Il nous faut admirer, encore, car elle atteint sa perfection, la division du travail dans la domination : il y a ceux qui lèvent des capitaux, et d’autres qui lèvent des émotions.

Les démonstrations de masse de l’inconscience informée, périodiquement organisées par les sentinelles de la soumission, sont l’une des techniques de la pacification sociale. Elles sont l’une des apparences que prennent les rivalités au sein de la classe qui domine la phase cybernétique-pourrissante du capitalisme. Dans le système de la marchandise parvenu à la domination totale de tous les aspects de la vie, les masses entraînées par leurs régisseurs ne peuvent, et ne doivent intervenir dans les affaires du monde que pour appuyer les prétentions de telle ou telle maffia de la classe invisible dans la défense ou la conquête, l’attribution ou le partage de larges pans du désastre. A la masse sous tutelle, le choix qui est offert ne consiste qu’à donner sa préférence entre les différentes versions du même cauchemar, qui s’accomplit tout aussi bien sans son avis, comme un mécanisme réglé – une fois pour toutes. Le renforcement de la classe invisible* est une entreprise populaire.
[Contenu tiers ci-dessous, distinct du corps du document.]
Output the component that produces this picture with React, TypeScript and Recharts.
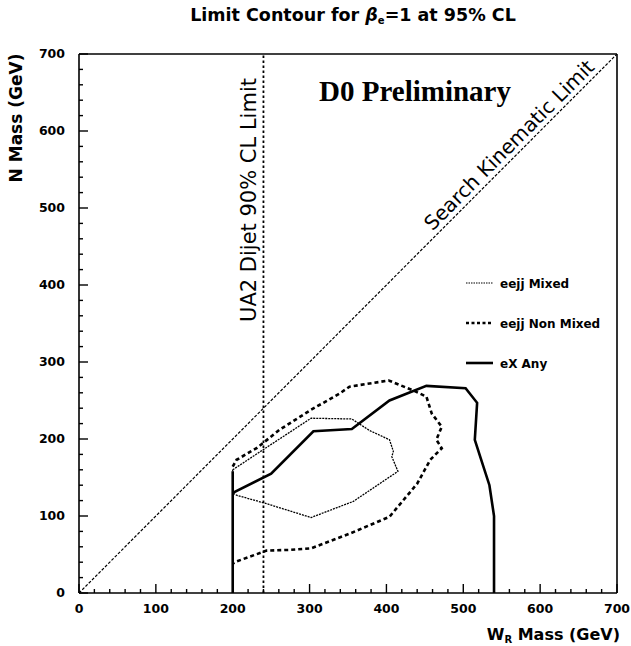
import React from 'react';
import { ComposedChart, Line, XAxis, YAxis, ReferenceLine } from 'recharts';

// ---- data (GeV) ----
const axisTicks = [0, 20, 40, 60, 80, 100, 120, 140, 160, 180, 200, 220, 240, 260, 280, 300, 320, 340, 360, 380, 400, 420, 440, 460, 480, 500, 520, 540, 560, 580, 600, 620, 640, 660, 680, 700];
const majorTicks = [0, 100, 200, 300, 400, 500, 600, 700];

const kinematicW = [0, 700];
const kinematicN = [0, 700];

const ua2Limit = 240;

const mixedW = [200, 244, 302, 355, 378, 404, 409, 407, 415, 357, 302, 244, 205, 200, 200];
const mixedN = [160, 189, 227, 226, 211, 199, 184, 177, 158, 119, 98, 116, 127, 130, 160];

const nonMixedW = [200, 205, 231, 261, 302, 339, 352, 403, 435, 452, 459, 472, 465, 472, 457, 440, 404, 352, 302, 274, 244, 205, 200];
const nonMixedN = [164, 173, 188, 212, 238, 259, 268, 276, 263, 255, 233, 216, 199, 188, 173, 142, 99, 77, 58, 56, 55, 41, 38];

const exAnyW = [200, 200, 200, 250, 305, 355, 404, 452, 503, 518, 515, 522, 534, 540, 540];
const exAnyN = [0, 158, 130, 155, 210, 213, 250, 269, 266, 247, 199, 177, 140, 100, 0];

const toPts = (w: number[], n: number[]) => w.map((x, i) => ({ x, y: n[i] }));

const FONT = '"DejaVu Sans", sans-serif';

const XTick = (props: any) => {
  const { x, y, payload } = props;
  const v = payload.value;
  const major = majorTicks.includes(v);
  return (
    <g>
      <line x1={x} y1={y} x2={x} y2={y - (major ? 9 : 4)} stroke="#000" strokeWidth={1.4} />
      {major && (
        <text x={x} y={y + 20} textAnchor="middle" fontFamily={FONT} fontWeight="bold" fontSize={12.5} fill="#000">
          {v}
        </text>
      )}
    </g>
  );
};

const YTick = (props: any) => {
  const { x, y, payload } = props;
  const v = payload.value;
  const major = majorTicks.includes(v);
  return (
    <g>
      <line x1={x} y1={y} x2={x + (major ? 9 : 4)} y2={y} stroke="#000" strokeWidth={1.4} />
      {major && (
        <text x={x - 14} y={y + 4} textAnchor="end" fontFamily={FONT} fontWeight="bold" fontSize={12.5} fill="#000">
          {v}
        </text>
      )}
    </g>
  );
};

export default function App() {
  return (
    <div style={{ position: 'absolute', left: 0, top: 0, width: 631, height: 646, background: '#fff' }}>
      <ComposedChart width={631} height={646} margin={{ top: 54, right: 14, bottom: 23, left: 39 }}>
        <XAxis
          type="number"
          dataKey="x"
          domain={[0, 700]}
          ticks={axisTicks}
          interval={0}
          tickSize={0}
          tickMargin={0}
          height={30}
          tick={<XTick />}
          tickLine={false}
          axisLine={{ stroke: '#000', strokeWidth: 1.6 }}
          allowDataOverflow
        />
        <YAxis
          type="number"
          dataKey="y"
          domain={[0, 700]}
          ticks={axisTicks}
          interval={0}
          tickSize={0}
          tickMargin={0}
          width={40}
          tick={<YTick />}
          tickLine={false}
          axisLine={{ stroke: '#000', strokeWidth: 1.6 }}
          allowDataOverflow
        />
        <ReferenceLine y={700} stroke="#000" strokeWidth={1.6} ifOverflow="visible" />
        <ReferenceLine x={700} stroke="#000" strokeWidth={1.6} ifOverflow="visible" />
        <ReferenceLine x={ua2Limit} stroke="#000" strokeWidth={1.8} strokeDasharray="2.5 2.5" />
        <Line
          data={toPts(kinematicW, kinematicN)}
          dataKey="y"
          type="linear"
          stroke="#000"
          strokeWidth={1.2}
          strokeDasharray="3 1.6"
          dot={false}
          activeDot={false}
          isAnimationActive={false}
        />
        <Line
          data={toPts(mixedW, mixedN)}
          dataKey="y"
          type="linear"
          stroke="#000"
          strokeWidth={1.3}
          strokeDasharray="2 1"
          dot={false}
          activeDot={false}
          isAnimationActive={false}
        />
        <Line
          data={toPts(nonMixedW, nonMixedN)}
          dataKey="y"
          type="linear"
          stroke="#000"
          strokeWidth={2.6}
          strokeDasharray="4 3"
          dot={false}
          activeDot={false}
          isAnimationActive={false}
        />
        <Line
          data={toPts(exAnyW, exAnyN)}
          dataKey="y"
          type="linear"
          stroke="#000"
          strokeWidth={2.6}
          dot={false}
          activeDot={false}
          isAnimationActive={false}
        />
      </ComposedChart>
      <svg width={631} height={646} style={{ position: 'absolute', left: 0, top: 0, pointerEvents: 'none' }}>
        <text x={353} y={21} textAnchor="middle" fontFamily={FONT} fontWeight="bold" fontSize={17.5} fill="#000">
          Limit Contour for <tspan fontStyle="italic">β</tspan>
          <tspan fontSize={10} dy={3}>e</tspan>
          <tspan dy={-3}>=1 at 95% CL</tspan>
        </text>
        <text x={415} y={101} textAnchor="middle" fontFamily='"Liberation Serif", serif' fontWeight="bold" fontSize={29} fill="#000">
          D0 Preliminary
        </text>
        <text transform="translate(256,200) rotate(-90)" textAnchor="middle" fontFamily={FONT} fontSize={21} fill="#000">
          UA2 Dijet 90% CL Limit
        </text>
        <text transform="translate(514,150) rotate(-45)" textAnchor="middle" fontFamily={FONT} fontSize={20} fill="#000">
          Search Kinematic Limit
        </text>
        <line x1={466} y1={283} x2={493} y2={283} stroke="#000" strokeWidth={1.2} strokeDasharray="1.5 1" />
        <text x={500} y={287.5} fontFamily={FONT} fontWeight="bold" fontSize={12} fill="#000">eejj Mixed</text>
        <line x1={466} y1={323} x2={493} y2={323} stroke="#000" strokeWidth={2.4} strokeDasharray="3 2.5" />
        <text x={500} y={327.5} fontFamily={FONT} fontWeight="bold" fontSize={12} fill="#000">eejj Non Mixed</text>
        <line x1={466} y1={363} x2={493} y2={363} stroke="#000" strokeWidth={2.6} />
        <text x={500} y={367.5} fontFamily={FONT} fontWeight="bold" fontSize={12} fill="#000">eX Any</text>
        <text transform="translate(22,118) rotate(-90)" textAnchor="middle" fontFamily={FONT} fontWeight="bold" fontSize={17} fill="#000">
          N Mass (GeV)
        </text>
        <text x={620} y={640} textAnchor="end" fontFamily={FONT} fontWeight="bold" fontSize={16} fill="#000">
          W<tspan fontSize={10} dy={3}>R</tspan>
          <tspan dy={-3}> Mass (GeV)</tspan>
        </text>
      </svg>
    </div>
  );
}
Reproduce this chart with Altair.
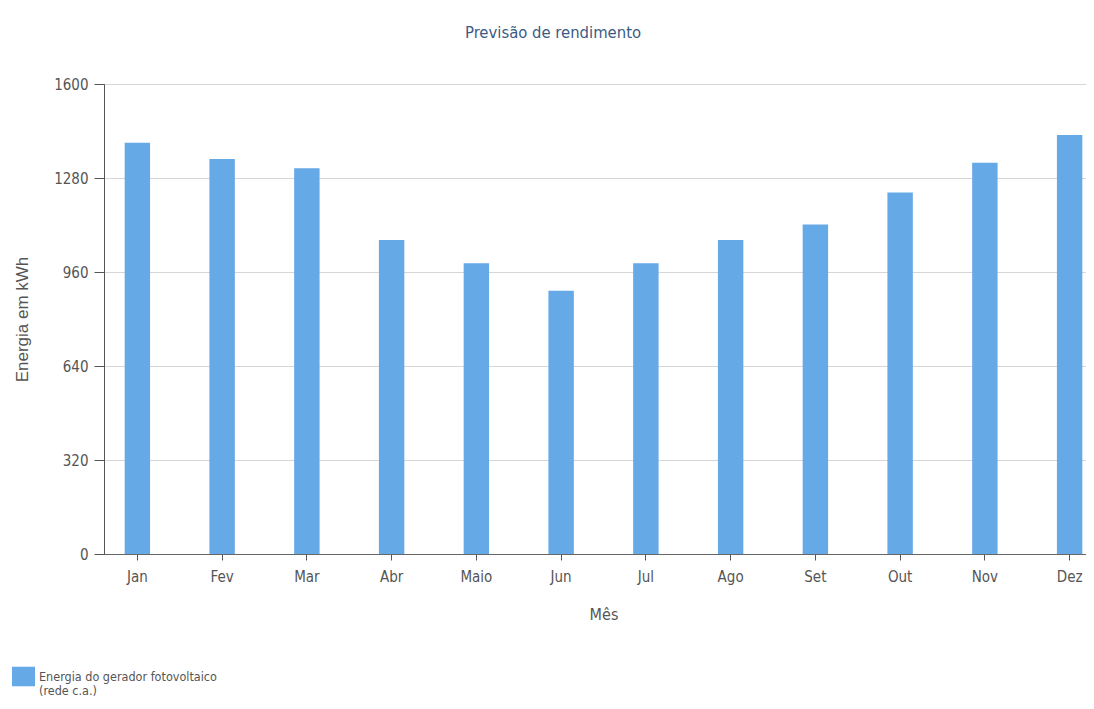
import altair as alt
import pandas as pd

meses = ["Jan", "Fev", "Mar", "Abr", "Maio", "Jun", "Jul", "Ago", "Set", "Out", "Nov", "Dez"]
energia = [1400, 1345, 1313, 1069, 990, 896, 990, 1069, 1122, 1231, 1332, 1426]
serie = "Energia do gerador fotovoltaico\n(rede c.a.)"
y_ticks = [0, 320, 640, 960, 1280, 1600]

df = pd.DataFrame({"Mês": meses, "Energia": energia, "Série": [serie] * len(meses)})

NARROW = "Liberation Sans Narrow, DejaVu Sans Condensed, Arial Narrow, sans-serif"
GRAY = "#555555"

chart = alt.Chart(df).mark_bar(color="#66a9e7").encode(
    x=alt.X(
        "Mês:N",
        sort=meses,
        scale=alt.Scale(paddingInner=0.7, paddingOuter=0.35, range=[-9, 1008]),
        axis=alt.Axis(
            title="Mês",
            labelAngle=0,
            labelFont=NARROW,
            labelFontSize=15,
            labelColor=GRAY,
            labelPadding=9,
            tickSize=6,
            tickColor=GRAY,
            domainColor="#666666",
            titleFont=NARROW,
            titleFontSize=16,
            titleFontWeight="normal",
            titleColor=GRAY,
            titlePadding=22,
            grid=False,
        ),
    ),
    y=alt.Y(
        "Energia:Q",
        scale=alt.Scale(domain=[0, 1600], nice=False),
        axis=alt.Axis(
            title="Energia em kWh",
            values=y_ticks,
            format="d",
            labelFont=NARROW,
            labelFontSize=15,
            labelColor=GRAY,
            labelPadding=6,
            tickSize=10,
            tickColor=GRAY,
            domainColor="#555555",
            gridColor="#d6d6d6",
            titleFont="Liberation Sans, Arial, sans-serif",
            titleFontSize=17,
            titleFontWeight="normal",
            titleColor=GRAY,
            titleX=-82,
            titleY=235,
            titleAngle=270,
            titleBaseline="middle",
            titleAlign="center",
        ),
    ),
    fill=alt.Fill(
        "Série:N",
        scale=alt.Scale(range=["#66a9e7"]),
        legend=alt.Legend(
            title=None,
            orient="none",
            legendX=-92,
            legendY=581,
            symbolType="M-1,-0.85H1V0.85H-1Z",
            symbolSize=529,
            symbolStrokeWidth=0,
            labelFont=NARROW,
            labelFontSize=12.5,
            labelColor=GRAY,
            labelLimit=400,
            labelExpr="split(datum.label, '\\n')",
        ),
    ),
).properties(
    width=982,
    height=470,
    title=alt.TitleParams(
        "Previsão de rendimento",
        font=NARROW,
        fontSize=16.5,
        fontWeight="normal",
        color="#3b5b85",
        dx=-42,
        offset=36,
    ),
    autosize=alt.AutoSizeParams(type="none"),
    padding={"left": 96, "top": 76, "right": 0, "bottom": 146},
).configure_view(stroke=None)

chart.save("out.html", embed_options={"renderer": "svg", "actions": False})
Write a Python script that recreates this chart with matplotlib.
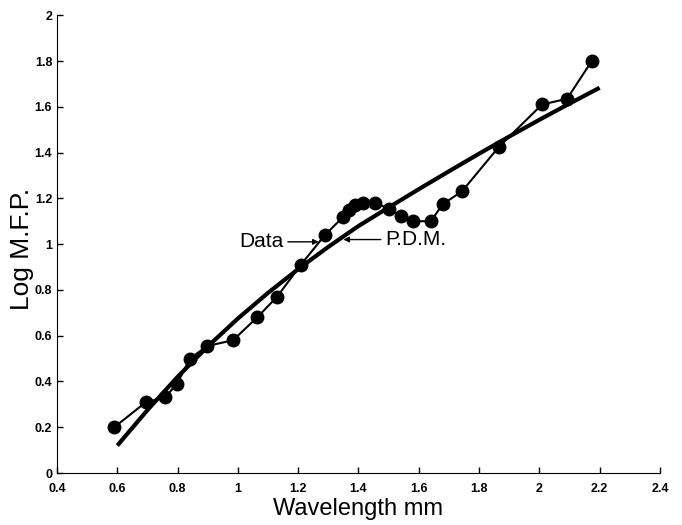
import matplotlib
matplotlib.use('Agg')
import matplotlib.pyplot as plt

# measured data (wavelength mm, log mean free path)
wavelength = [0.59, 0.695, 0.758, 0.798, 0.841, 0.898, 0.984, 1.064, 1.13, 1.209,
              1.289, 1.35, 1.37, 1.39, 1.415, 1.455, 1.50, 1.54, 1.58, 1.64,
              1.68, 1.743, 1.866, 2.009, 2.092, 2.174]
log_mfp = [0.20, 0.31, 0.33, 0.39, 0.50, 0.555, 0.58, 0.68, 0.77, 0.91,
           1.04, 1.12, 1.15, 1.17, 1.18, 1.18, 1.155, 1.125, 1.10, 1.10,
           1.175, 1.23, 1.425, 1.61, 1.635, 1.80]

# P.D.M. curve
pdm_x = [0.6, 0.7, 0.8, 0.9, 1.0, 1.1, 1.2, 1.3, 1.4, 1.5, 1.6, 1.7, 1.8, 1.9, 2.0, 2.1, 2.2]
pdm_y = [0.12, 0.275, 0.42, 0.553, 0.675, 0.787, 0.891, 0.988, 1.079, 1.16,
         1.24, 1.318, 1.395, 1.47, 1.543, 1.614, 1.683]

xticks = [0.4, 0.6, 0.8, 1, 1.2, 1.4, 1.6, 1.8, 2, 2.2, 2.4]
yticks = [0, 0.2, 0.4, 0.6, 0.8, 1, 1.2, 1.4, 1.6, 1.8, 2]

plt.rcParams['font.family'] = ['Liberation Sans', 'DejaVu Sans']

fig = plt.figure(figsize=(6.82, 5.25), dpi=100)
ax = fig.add_axes([0.0836, 0.099, 0.884, 0.872])

ax.plot(wavelength, log_mfp, color='black', linewidth=1.5, marker='o', markersize=9)
ax.plot(pdm_x, pdm_y, color='black', linewidth=3, solid_capstyle='butt')

arrow = dict(arrowstyle='-|>', color='black', lw=1, mutation_scale=8, shrinkA=1, shrinkB=0)
ax.annotate('Data', xy=(1.268, 1.01), xytext=(1.152, 1.01),
            fontsize=15, va='center', ha='right', arrowprops=arrow)
ax.annotate('P.D.M.', xy=(1.35, 1.02), xytext=(1.488, 1.02),
            fontsize=15, va='center', ha='left', arrowprops=arrow)

ax.set_xlim(0.4, 2.4)
ax.set_ylim(0, 2)
ax.set_xticks(xticks)
ax.set_xticklabels([f'{t:g}' for t in xticks])
ax.set_yticks(yticks)
ax.set_yticklabels([f'{t:g}' for t in yticks])
ax.tick_params(direction='in', length=4, width=1, labelsize=9)
ax.tick_params(axis='x', pad=7)
for lab in ax.get_xticklabels() + ax.get_yticklabels():
    lab.set_fontweight('bold')

ax.spines['top'].set_visible(False)
ax.spines['right'].set_visible(False)

ax.set_xlabel('Wavelength mm', fontsize=17, labelpad=2)
ax.set_ylabel('Log M.F.P.', fontsize=19)
ax.yaxis.set_label_coords(-0.038, 0.49)

fig.savefig('out.png', dpi=100)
Décidées depuis le sommet de la pyramide sociale selon que les conflits en cours entre les diverses maffias exigent ce mode de résolution de leurs querelles intestines, ou parce que le gouvernement des esclaves implique qu’il ne faut point les laisser sans espoirs – car ne pas leur en concéder constituerait une forme de maladresse -, les démonstrations de masse ne prennent leur essor que si les degrés intermédiaires de la hiérarchie ont su élaborer le contenu manifeste susceptible de mobiliser, sans risques de débordements incontrôlables, de larges portions de la population. Ce contenu manifeste est spécialement fabriqué dans les laboratoires de « l’ingénierie sociale ». Stérilisé de toute négativité, il est présenté à la masse comme sa propre production. A cette fin, sont entretenus dans toutes les couches de la société, les multiples relais de la fausse conscience sous les déguisements professionnels les plus variés, dont l’essentiel du travail est d’orienter la masse sur les misérables alibis de la protestation falsifiée, et d’occulter ce qui se joue entre gestionnaires de la survie. Le but de leurs opérations de mobilisation populaire, ces contrefaçons de la révolte, est de dissimuler les calculs de la machinerie marchande, d’entériner ses résultats.

Le contenu manifeste des pseudo-protestations a ceci de remarquable, qu’il tend en permanence à incliner ses porteurs vers la réclamation des promesses de la marchandise – calme, luxe et volupté, ainsi que le promettaient les aboyeurs devant les portes accueillantes des ténèbres.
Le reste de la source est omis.